The document shows two ways: (1A) Generating your own self-signed cert. and (1B) Generating your own cert/CA and then using the CA to sign your cert.

I don't understand what the difference between the two is. What is the point of generating your own CA if none of the browsers trusts it (unlike certs signed by Verisign)?

Even if your certificate isn't signed by a CA that's trusted by a browser it can be used to encrypt traffic between the client and server. This means you'll get the secrecy you want thanks to the encryption. What you won't get is that little green padlock in your visitors browsers that tells them that your domain ownership has been vetted by a certificate authority. So they won't be able to verify the authenticity of your site (possible MITM) but the communication will be encrypted.

A self signed cert is the root of trust in all certificate hierarchies. Verisign has a self signed cert that's the root of trust for all of the certs that they sign (and it's probably in a bunker somewhere). If you want to be able to play certificate authority (i.e. create more than one certificate and have them all part of the same trust chain) then you should to create a self signed cert and use it to sign the other certificates (see openssl req and openssl x509).

Is (1B) used to prevent MITM attacks?

No. Your (1B) is intended to allow the creation of multiple certificates that are all tied to the same CA just like the author states in the first paragraph. Basically this is an exercise that shows you effectively what a certificate hierarchy is.

If so, should I use (1B) over (1A)?

For a single website you can get away with 1A just fine though doing 1B is a good exercise.
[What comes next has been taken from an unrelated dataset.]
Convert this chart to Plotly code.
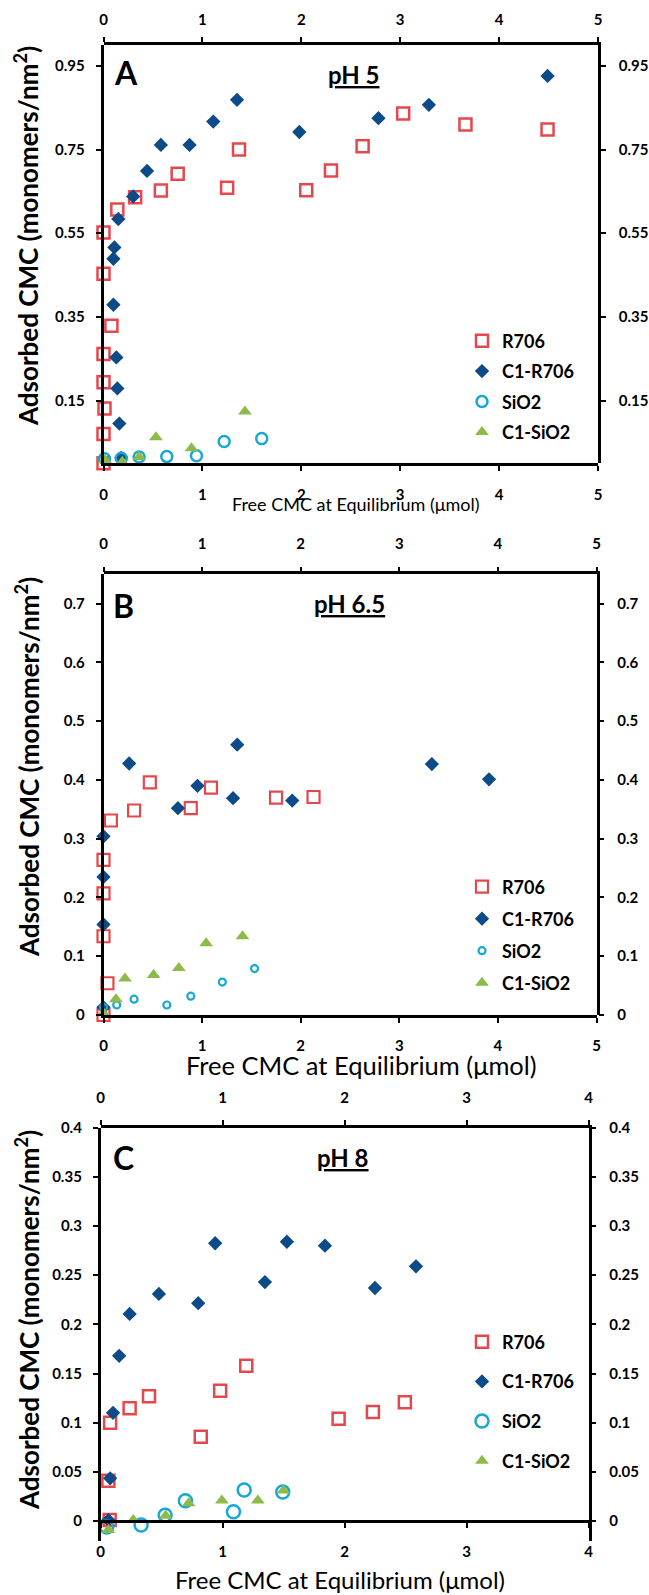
import plotly.graph_objects as go

W, H = 649, 1595
FONT = "Lato"

RED = "#E5484C"
BLUE = "#0C4A88"
CYAN = "#19A8D2"
GREEN = "#8CBB4B"

series_names = ["R706", "C1-R706", "SiO2", "C1-SiO2"]

# ---------------- Panel A (pH 5) ----------------
A_R706_x = [0.0, 0.0, 0.01, 0.0, 0.0, 0.08, 0.0, 0.0, 0.14, 0.32, 0.58, 0.75, 1.25, 1.37, 2.05, 2.30, 2.62, 3.03, 3.66, 4.49]
A_R706_y = [0.0, 0.07, 0.131, 0.194, 0.261, 0.329, 0.453, 0.552, 0.607, 0.636, 0.652, 0.692, 0.659, 0.75, 0.653, 0.70, 0.758, 0.836, 0.81, 0.798]
A_C1R706_x = [0.18, 0.16, 0.14, 0.13, 0.10, 0.10, 0.11, 0.15, 0.30, 0.44, 0.58, 0.87, 1.11, 1.35, 1.98, 2.78, 3.29, 4.49]
A_C1R706_y = [0.013, 0.095, 0.179, 0.253, 0.379, 0.489, 0.516, 0.584, 0.638, 0.699, 0.761, 0.761, 0.817, 0.869, 0.792, 0.825, 0.857, 0.926]
A_SiO2_x = [0.01, 0.18, 0.36, 0.64, 0.94, 1.22, 1.60]
A_SiO2_y = [0.011, 0.012, 0.015, 0.016, 0.018, 0.052, 0.059]
A_C1SiO2_x = [0.015, 0.19, 0.36, 0.53, 0.89, 1.43]
A_C1SiO2_y = [0.008, 0.004, 0.015, 0.062, 0.036, 0.124]

# ---------------- Panel B (pH 6.5) ----------------
B_R706_x = [0.0, 0.04, 0.0, 0.0, 0.0, 0.075, 0.31, 0.47, 0.885, 1.09, 1.75, 2.13]
B_R706_y = [0.0, 0.054, 0.134, 0.207, 0.264, 0.331, 0.348, 0.396, 0.352, 0.387, 0.370, 0.371]
B_C1R706_x = [0.0, 0.0, 0.0, 0.0, 0.26, 0.755, 0.953, 1.314, 1.356, 1.914, 3.33, 3.91]
B_C1R706_y = [0.013, 0.154, 0.235, 0.304, 0.428, 0.352, 0.390, 0.369, 0.460, 0.365, 0.427, 0.401]
B_SiO2_x = [0.0, 0.134, 0.31, 0.642, 0.885, 1.205, 1.532]
B_SiO2_y = [0.013, 0.017, 0.027, 0.017, 0.032, 0.056, 0.079]
B_C1SiO2_x = [0.0, 0.126, 0.218, 0.508, 0.764, 1.041, 1.41]
B_C1SiO2_y = [0.003, 0.027, 0.062, 0.068, 0.080, 0.122, 0.134]

# ---------------- Panel C (pH 8) ----------------
C_R706_x = [0.074, 0.064, 0.078, 0.238, 0.397, 0.821, 0.98, 1.194, 1.951, 2.232, 2.494]
C_R706_y = [0.001, 0.041, 0.100, 0.1146, 0.127, 0.0858, 0.1326, 0.158, 0.104, 0.111, 0.1207]
C_C1R706_x = [0.064, 0.078, 0.102, 0.152, 0.238, 0.478, 0.80, 0.939, 1.347, 1.527, 1.839, 2.249, 2.585]
C_C1R706_y = [0.001, 0.0434, 0.110, 0.168, 0.2106, 0.231, 0.2215, 0.2825, 0.243, 0.284, 0.280, 0.237, 0.259]
C_SiO2_x = [0.05, 0.332, 0.529, 0.695, 1.089, 1.177, 1.493]
C_SiO2_y = [-0.006, -0.004, 0.006, 0.0207, 0.0095, 0.0315, 0.0295]
C_C1SiO2_x = [0.064, 0.268, 0.533, 0.722, 0.994, 1.289, 1.499]
C_C1SiO2_y = [-0.009, 0.001, 0.0054, 0.018, 0.021, 0.021, 0.031]

# tick labels
A_xticks = [0, 1, 2, 3, 4, 5]
A_yticks = [0.15, 0.35, 0.55, 0.75, 0.95]
B_xticks = [0, 1, 2, 3, 4, 5]
B_yticks = [0, 0.1, 0.2, 0.3, 0.4, 0.5, 0.6, 0.7]
C_xticks = [0, 1, 2, 3, 4]
C_yticks = [0, 0.05, 0.1, 0.15, 0.2, 0.25, 0.3, 0.35, 0.4]

panels = [
    dict(letter="A", ph="pH 5",
         data=[(A_R706_x, A_R706_y), (A_C1R706_x, A_C1R706_y), (A_SiO2_x, A_SiO2_y), (A_C1SiO2_x, A_C1SiO2_y)],
         xr=[0, 5], yr=[0, 1.0], xt=A_xticks, yt=A_yticks,
         px=(103.5, 598), py=(45, 463.3), sizes=[12, 11, 11, 12], lw=2.5,
         leg_x=462, leg_y=322.5, leg_gap=4, top_so=6, bot_so=11, left_so=8, right_so=10,
         letter_pos=(126, 73), ph_pos=(354, 74),
         ytitle_pos=(27, 236), xtitle_pos=(356, 504), xtitle_size=18),
    dict(letter="B", ph="pH 6.5",
         data=[(B_R706_x, B_R706_y), (B_C1R706_x, B_C1R706_y), (B_SiO2_x, B_SiO2_y), (B_C1SiO2_x, B_C1SiO2_y)],
         xr=[0, 5], yr=[0, 0.75], xt=B_xticks, yt=B_yticks,
         px=(103.5, 596.5), py=(574.3, 1015), sizes=[12, 11, 7, 12], lw=2.2,
         leg_x=462, leg_y=868.5, leg_gap=5.6, top_so=12, bot_so=10, left_so=8, right_so=10,
         letter_pos=(123, 605), ph_pos=(349, 603),
         ytitle_pos=(27, 767), xtitle_pos=(361, 1065), xtitle_size=25.5),
    dict(letter="C", ph="pH 8",
         data=[(C_R706_x, C_R706_y), (C_C1R706_x, C_C1R706_y), (C_SiO2_x, C_SiO2_y), (C_C1SiO2_x, C_C1SiO2_y)],
         xr=[0, 4], yr=[-0.02, 0.4], xt=C_xticks, yt=C_yticks,
         px=(100.6, 588.6), py=(1127.7, 1540.7), sizes=[12, 11, 13, 12], lw=2.5,
         leg_x=462, leg_y=1323.5, leg_gap=13.3, top_so=11, bot_so=11, left_so=8, right_so=10,
         letter_pos=(123, 1157), ph_pos=(343, 1157),
         ytitle_pos=(27, 1320), xtitle_pos=(340, 1579), xtitle_size=24),
]

fig = go.Figure()
layout = dict(
    width=W, height=H, autosize=False,
    margin=dict(l=0, r=0, t=0, b=0, autoexpand=False),
    paper_bgcolor="white", plot_bgcolor="rgba(0,0,0,0)",
    font=dict(family=FONT, color="black"),
    annotations=[],
)

def fx(px):
    return px / W

def fy(py):
    return 1 - py / H

tickfont = dict(family=FONT, size=15, color="black", weight="bold")
axis_common = dict(showgrid=False, zeroline=False, showline=True, linecolor="black",
                   linewidth=2.5, ticks="outside", ticklen=5, tickwidth=2, tickcolor="black",
                   tickfont=tickfont, automargin=False)

symbols = ["square-open", "diamond", "circle-open", "triangle-up"]
colors = [RED, BLUE, CYAN, GREEN]

for i, p in enumerate(panels):
    n = 2 * i + 1
    xa, ya = f"x{'' if n == 1 else n}", f"y{'' if n == 1 else n}"
    xb, yb = f"x{n+1}", f"y{n+1}"
    xa_key, ya_key = f"xaxis{'' if n == 1 else n}", f"yaxis{'' if n == 1 else n}"
    xb_key, yb_key = f"xaxis{n+1}", f"yaxis{n+1}"
    dx = [fx(p["px"][0]), fx(p["px"][1])]
    dy = [fy(p["py"][1]), fy(p["py"][0])]
    leg = "legend" if i == 0 else f"legend{i+1}"

    # companion subplot carrying the top and right axes on the same domain
    fig.add_trace(go.Scatter(x=[None], y=[None], xaxis=xb, yaxis=yb, showlegend=False,
                             hoverinfo="skip", mode="markers"))
    for k, (sx, sy) in enumerate(p["data"]):
        fig.add_trace(go.Scatter(
            x=sx, y=sy, mode="markers", name=series_names[k],
            xaxis=xa, yaxis=ya, legend=leg, legendgroup=f"{i}-{k}",
            cliponaxis=False,
            marker=dict(symbol=symbols[k], color=colors[k], size=p["sizes"][k],
                        line=dict(width=p["lw"] if symbols[k].endswith("open") else 0, color=colors[k])),
        ))

    xbot = dict(axis_common, domain=dx, range=p["xr"], tickvals=p["xt"], anchor=ya,
                side="bottom", ticklabelstandoff=p["bot_so"])
    if p["yr"][0] < 0:
        frac = (0 - p["yr"][0]) / (p["yr"][1] - p["yr"][0])
        xbot.update(anchor="free", position=dy[0] + frac * (dy[1] - dy[0]))
    layout[xa_key] = xbot
    layout[xb_key] = dict(axis_common, domain=dx, range=p["xr"], tickvals=p["xt"],
                          anchor=yb, side="top", ticklabelstandoff=p["top_so"])
    layout[ya_key] = dict(axis_common, domain=dy, range=p["yr"], tickvals=p["yt"], anchor=xa,
                          side="left", ticklabelstandoff=p["left_so"])
    layout[yb_key] = dict(axis_common, domain=dy, range=p["yr"], tickvals=p["yt"],
                          anchor=xb, side="right", ticklabelstandoff=p["right_so"])

    layout[leg] = dict(x=fx(p["leg_x"]), y=fy(p["leg_y"]), xanchor="left", yanchor="top",
                       bgcolor="rgba(0,0,0,0)", traceorder="grouped", tracegroupgap=p["leg_gap"],
                       font=dict(family=FONT, size=18, color="black", weight="bold"))

    ann = layout["annotations"]
    ann.append(dict(text=f"<b>{p['letter']}</b>", x=fx(p["letter_pos"][0]), y=fy(p["letter_pos"][1]),
                    xref="paper", yref="paper", showarrow=False, xanchor="center", yanchor="middle",
                    font=dict(family=FONT, size=32, color="black")))
    ann.append(dict(text=f"<b><u>{p['ph']}</u></b>", x=fx(p["ph_pos"][0]), y=fy(p["ph_pos"][1]),
                    xref="paper", yref="paper", showarrow=False, xanchor="center", yanchor="middle",
                    font=dict(family=FONT, size=24, color="black")))
    ann.append(dict(text="<b>Adsorbed CMC (monomers/nm<sup>2</sup>)</b>", textangle=-90,
                    x=fx(p["ytitle_pos"][0]), y=fy(p["ytitle_pos"][1]),
                    xref="paper", yref="paper", showarrow=False, xanchor="center", yanchor="middle",
                    font=dict(family=FONT, size=26, color="black")))
    ann.append(dict(text="Free CMC at Equilibrium (\u03bcmol)",
                    x=fx(p["xtitle_pos"][0]), y=fy(p["xtitle_pos"][1]),
                    xref="paper", yref="paper", showarrow=False, xanchor="center", yanchor="middle",
                    font=dict(family=FONT, size=p["xtitle_size"], color="black")))

fig.update_layout(**layout)
fig.write_html("out.html")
I noticed that the doc uses des3 cipher. Would it be possible to use aes-256 cipher instead unless there is a good reason to use des3? (Also how do I do this?)

Some of the openssl documentation in Linux distros is missing it but you can substitute -aes256 in place of -des3 to use the 256 bit AES instead. Similarly the 192 and 128 bit variants are also available. Check the output of openssl genrsa --help for the list of supported algorithms. As to the proper algorithm selection: so long as the algorithm isn't known to be broken there's little difference. Both AES256 and tripple-DES (des3) are very strong. I generally prefer AES as it's more efficient.

openssl genrsa -des3 -out server.key 4096 Does this line mean that it's generating a symmetric key (des3), and then generating a public key (RSA 4096 bit)?

No. This command causes openssl to create a 4096 bit RSA private key that is encrypted using tripple-DES. You'll be prompted for a passphrase and before you can use this key for any purpose you'll have to decrypt it using the same passphrase. This is intended to prevent use of the key if it's lost / stolen.

Answer 5

Since it seems like you're looking for overview information here I'm going to keep my answer short but feel free to read through the openssl documention

1. A Certificate Authority (CA) is used to sign other certificates to create a web of trust. For example: if you were to get a 3rd party certificate then you would receive a certificate signed by someone else (thwat, verisign, koomodo, etc). These are 'trusted CAs' that a user's browser's key store will be able to verify against. The browser looks at your certificate for YYY.com and if it's signed by a trusted agent and isn't revoked then it accepts it as a good (green lock). If there isn't a trusted CA in the signing chain then there's no way to know if the certificate can be trusted.

2. You should be able to. try openssl genrsa -aes256 -out server.key 4096

3. You're going to have to do a little deeper digging to really understand this topic but at a very high level the private key is used to generate your asymmetric key pair. In the article you reference the section 'GENERATING DSA KEY' shows creating your private key and 'CREATE SELF-SIGNED CERTIFICATE FROM A CERTIFICATE SIGNING REQUEST' shows using that key to sign a csr so that the resulting certificate will be trusted to your CA.

This is REAL quick and dirty review of SSL concepts (I expect to be flamed :) so I highly recommend that you dig deeper if you really want to get your head around SSL. There is a nice little overview of SSL at gavaghan.org that should help to give you a more complete understanding of the technology. A quick google of 'SSL tutorial' or similar should also yield good results.